Portanto: ponderados os valores (por um lado, a greve afeta os alunos e as famílias, tornando-os reféns da aselhice alheia; por outro lado, a greve dá força aos sindicatos e retira-a a quem deve comandar o "processo"), no caso parece evidente que, apesar dos danos e transtornos causados aos estudantes, justifica-se a prevalência das razões que assistem aos docentes.
Os números da adesão valem o que valem, na medida em que não existe um sistema rigoroso de aferição e controlo. Os sindicatos atiram sempre para cima, os governos apontam sempre para baixo. O que a meu ver vale são duas coisas essenciais.

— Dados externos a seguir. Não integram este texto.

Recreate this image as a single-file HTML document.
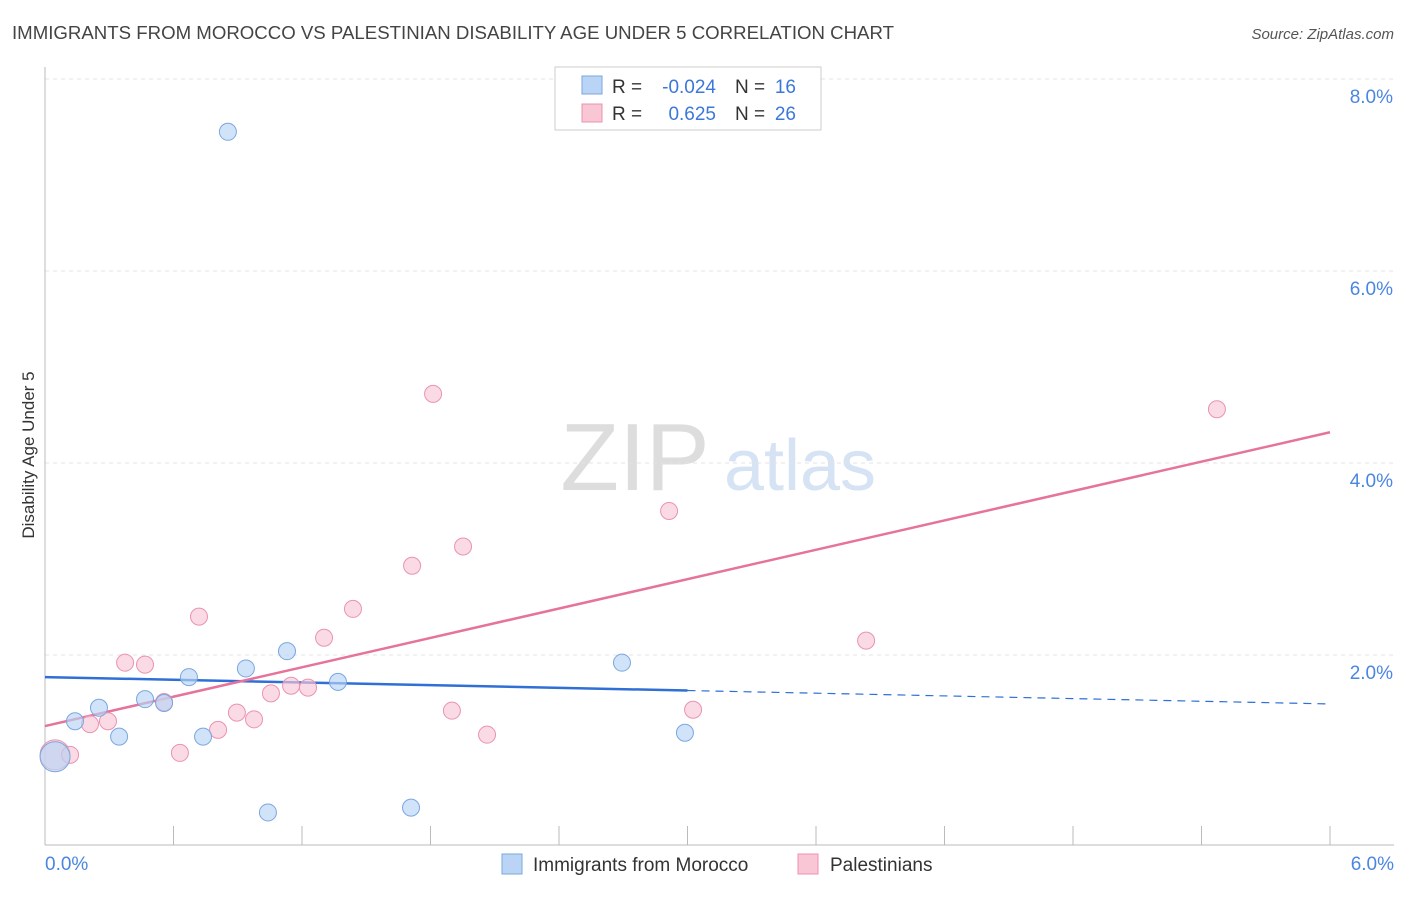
<!DOCTYPE html>
<html><head><meta charset="utf-8">
<style>
body{margin:0;background:#fff;font-family:"Liberation Sans",sans-serif;}
svg text{font-family:"Liberation Sans",sans-serif;}
</style></head>
<body>
<svg id="chart" width="1406" height="892" viewBox="0 0 1406 892" xmlns="http://www.w3.org/2000/svg">
<text x="12" y="39" font-size="18" fill="#444" textLength="882" lengthAdjust="spacingAndGlyphs">IMMIGRANTS FROM MOROCCO VS PALESTINIAN DISABILITY AGE UNDER 5 CORRELATION CHART</text>
<text x="1394" y="39" font-size="15" fill="#555" text-anchor="end" font-style="italic">Source: ZipAtlas.com</text>
<text transform="translate(34,455) rotate(-90)" font-size="17" fill="#333" text-anchor="middle">Disability Age Under 5</text>
<g>
<text x="635" y="490" font-size="96" fill="#ddd" text-anchor="middle" font-family="Liberation Serif">ZIP</text>
<text x="800" y="490" font-size="72" fill="#d6e3f4" text-anchor="middle">atlas</text>
</g>
<g id="grid"></g><g id="axes"></g><g id="lines"></g><g id="points"></g>
<g>
<rect x="555" y="67" width="266" height="63" fill="#fff" stroke="#ccc"/>
<rect x="582" y="76" width="20" height="18" fill="#b9d4f5" stroke="#7aa7e0"/>
<rect x="582" y="104" width="20" height="18" fill="#f8c6d5" stroke="#eb93b0"/>
<text x="612" y="93" font-size="19" fill="#333">R =</text>
<text x="716" y="93" font-size="19" fill="#3b78d8" text-anchor="end">-0.024</text>
<text x="735" y="93" font-size="19" fill="#333">N =</text>
<text x="796" y="93" font-size="19" fill="#3b78d8" text-anchor="end">16</text>
<text x="612" y="120" font-size="19" fill="#333">R =</text>
<text x="716" y="120" font-size="19" fill="#3b78d8" text-anchor="end">0.625</text>
<text x="735" y="120" font-size="19" fill="#333">N =</text>
<text x="796" y="120" font-size="19" fill="#3b78d8" text-anchor="end">26</text>
</g>
<g>
<rect x="502" y="854" width="20" height="20" fill="#b9d4f5" stroke="#7aa7e0"/>
<text x="533" y="871" font-size="19" fill="#333">Immigrants from Morocco</text>
<rect x="798" y="854" width="20" height="20" fill="#f8c6d5" stroke="#eb93b0"/>
<text x="830" y="871" font-size="19" fill="#333">Palestinians</text>
</g>
</svg>
<script>
const xTicks=[0,0.6,1.2,1.8,2.4,3.0,3.6,4.2,4.8,5.4,6.0];
const yTicks=[2,4,6,8];
const yTickLabels=["2.0%","4.0%","6.0%","8.0%"];
const xEndLabels=["0.0%","6.0%"];
const moroccoX=[0.854,0.047,0.140,0.252,0.346,0.467,0.556,0.672,0.738,0.938,1.041,1.130,1.368,1.709,2.694,2.988];
const moroccoY=[7.45,0.94,1.31,1.45,1.15,1.54,1.50,1.77,1.15,1.86,0.36,2.04,1.72,0.41,1.92,1.19];
const palX=[0.047,0.117,0.210,0.294,0.374,0.467,0.556,0.630,0.719,0.808,0.896,0.976,1.055,1.149,1.228,1.303,1.438,1.714,1.812,1.900,1.952,2.064,2.914,3.026,3.834,5.472];
const palY=[0.96,0.96,1.28,1.31,1.92,1.90,1.51,0.98,2.40,1.22,1.40,1.33,1.60,1.68,1.66,2.18,2.48,2.93,4.72,1.42,3.13,1.17,3.50,1.43,2.15,4.56];
const moroccoTrend=[1.77,1.49];
const palTrend=[1.26,4.32];
const moroccoSolidEnd=3.0;
const NS="http://www.w3.org/2000/svg";
const X=v=>45+v/6*1285, Y=v=>847-v*96;
function mk(t,a,p){const e=document.createElementNS(NS,t);for(const k in a)e.setAttribute(k,a[k]);p.appendChild(e);return e;}
const grid=document.getElementById('grid'),axes=document.getElementById('axes'),lines=document.getElementById('lines'),pts=document.getElementById('points');
yTicks.forEach((t,i)=>{
 const l=mk('line',{x1:45,x2:1394,y1:Y(t),y2:Y(t),stroke:'#e3e3e3','stroke-dasharray':'4,4'},grid);
 
 
 const tx=mk('text',{x:1393,y:Y(t)+24,'font-size':19,fill:'#4a86e0','text-anchor':'end'},axes);tx.textContent=yTickLabels[i];
 
 
});
const ax=mk('line',{x1:45,x2:1394,y1:845,y2:845,stroke:'#bbb'},axes);


const ay=mk('line',{x1:45,x2:45,y1:67,y2:845,stroke:'#bbb'},axes);


xTicks.forEach(t=>{const l=mk('line',{x1:X(t),x2:X(t),y1:826,y2:845,stroke:'#bbb'},axes);
 
 });
[[0,'start',45],[6,'end',1394]].forEach((d,i)=>{const tx=mk('text',{x:d[2],y:870,'font-size':19,fill:'#4a86e0','text-anchor':d[1]},axes);tx.textContent=xEndLabels[i];
 
 });
const yAt=(tr,x)=>tr[0]+(tr[1]-tr[0])*x/6;
let l1=mk('line',{x1:X(0),y1:Y(moroccoTrend[0]),x2:X(moroccoSolidEnd),y2:Y(yAt(moroccoTrend,moroccoSolidEnd)),stroke:'#2f6fd6','stroke-width':2.5},lines);


let l2=mk('line',{x1:X(moroccoSolidEnd),y1:Y(yAt(moroccoTrend,moroccoSolidEnd)),x2:X(6),y2:Y(moroccoTrend[1]),stroke:'#2f6fd6','stroke-width':1.2,'stroke-dasharray':'8,6'},lines);


let l3=mk('line',{x1:X(0),y1:Y(palTrend[0]),x2:X(6),y2:Y(palTrend[1]),stroke:'#e5739b','stroke-width':2.5},lines);


palX.forEach((x,i)=>{const c=mk('circle',{cx:X(x),cy:Y(palY[i]),r:i==0?15:8.5,fill:'#f8c6d5','fill-opacity':0.65,stroke:'#eb93b0','stroke-width':1},pts);
 
 });
moroccoX.forEach((x,i)=>{const c=mk('circle',{cx:X(x),cy:Y(moroccoY[i]),r:i==1?15:8.5,fill:'#b9d4f5','fill-opacity':0.65,stroke:'#7aa7e0','stroke-width':1},pts);
 
 });
</script>
</body></html>
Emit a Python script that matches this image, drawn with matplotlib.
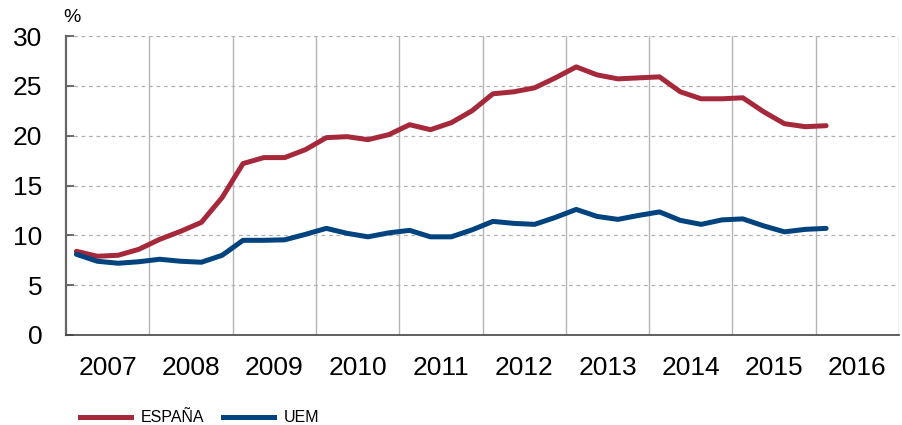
import matplotlib
matplotlib.use("Agg")
import matplotlib.pyplot as plt
from matplotlib.lines import Line2D
import numpy as np

# quarterly data, 2007Q1 .. 2016Q1
start_year = 2007
espana = [8.4, 7.9, 8.0, 8.6, 9.6, 10.4, 11.3, 13.8, 17.2, 17.8, 17.8, 18.6,
          19.8, 19.9, 19.6, 20.1, 21.1, 20.6, 21.3, 22.5, 24.2, 24.4, 24.8, 25.8,
          26.9, 26.1, 25.7, 25.8, 25.9, 24.4, 23.7, 23.7, 23.8, 22.4, 21.2, 20.9, 21.0]
uem = [8.1, 7.4, 7.2, 7.35, 7.6, 7.4, 7.3, 8.0, 9.5, 9.5, 9.55, 10.1,
       10.7, 10.2, 9.85, 10.25, 10.5, 9.85, 9.85, 10.55, 11.4, 11.2, 11.1, 11.8,
       12.6, 11.9, 11.6, 12.0, 12.35, 11.5, 11.1, 11.55, 11.65, 10.95, 10.35, 10.6, 10.7]
years = list(range(2007, 2017))
y_ticks = [0, 5, 10, 15, 20, 25, 30]
series_names = ["ESPAÑA", "UEM"]

red = "#A6283B"
blue = "#00437F"

plt.rcParams["font.family"] = ["Liberation Sans", "DejaVu Sans"]

W, H = 902, 425
fig = plt.figure(figsize=(W / 100, H / 100), dpi=100)
ax = fig.add_axes([66 / W, 90 / H, 833 / W, 299 / H])

x = start_year + 0.125 + 0.25 * np.arange(len(espana))
ax.plot(x, espana, color=red, lw=3.6, solid_capstyle="round", solid_joinstyle="round", zorder=3)
ax.plot(x, uem, color=blue, lw=3.6, solid_capstyle="round", solid_joinstyle="round", zorder=3)

ax.set_xlim(2007, 2017)
ax.set_ylim(0, 30)

# horizontal dashed grid
for v in y_ticks[1:]:
    ax.axhline(v, color="#b0b0b0", lw=0.9, ls=(0, (3, 3)), zorder=1)
# vertical solid year separators
for yr in range(2008, 2018):
    ax.axvline(yr, color="#b5b5b5", lw=1.0, zorder=1)

ax.set_yticks(y_ticks)
ax.set_yticklabels([str(v) for v in y_ticks], fontsize=19)
ax.tick_params(axis="y", direction="in", length=6, width=1.2, color="#555555", pad=17)
ax.set_xticks([yr + 0.5 for yr in years])
ax.set_xticklabels([str(yr) for yr in years], fontsize=19)
ax.tick_params(axis="x", length=0, pad=15)

for side in ["top", "right"]:
    ax.spines[side].set_visible(False)
ax.spines["left"].set_color("#666666")
ax.spines["left"].set_linewidth(1.6)
ax.spines["bottom"].set_color("#444444")
ax.spines["bottom"].set_linewidth(1.2)

fig.text(72 / W, 1 - 18 / H, "%", fontsize=14, ha="center", va="center")

# legend drawn by hand to match the reference spacing
leg_y = 1 - 417 / H
for name, col, x0, x1, tx in [(series_names[0], red, 80, 131, 141), (series_names[1], blue, 223, 274, 284)]:
    fig.add_artist(Line2D([x0 / W, x1 / W], [leg_y, leg_y], color=col, lw=3.6, transform=fig.transFigure))
    fig.text(tx / W, leg_y, name, ha="left", va="center", fontsize=11.5)

fig.savefig("out.png", dpi=100)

Primeiro: não é possível (ou melhor, é muito indesejável) que, num setor tão decisivo para o futuro do país como a Educação, o debate e a troca de argumentos entre os atores chegue a um ponto em que ninguém sabe quem está a mentir e quem não está. Esse é o ponto da degradação total da relação entre os responsáveis do setor, é o grau zero da discussão. Quando um ministro que supostamente deve tratar da comunicação política do Governo atira para o ar uma acusação que a seguir não consegue provar, como fez Poiares Maduro a propósito de uma alegada proposta para pacificar as hostes com uma nova data para a realização de exames, está tudo dito quanto ao tipo de comando deste Governo. Claro: sindicalistas experientes como Mário Nogueira apanham a deixa e sugam-lhe todo o sangue, numa demonstração evidente de que em tempo de guerra não se limpam armas.
Segundo ponto: enquanto a escola pública for centralmente dirigida, num sistema que castra a livre escolha da família, nada disto se resolverá. Também aqui a proximidade e a responsabilidade são trunfos para alterar esse maldito sistema.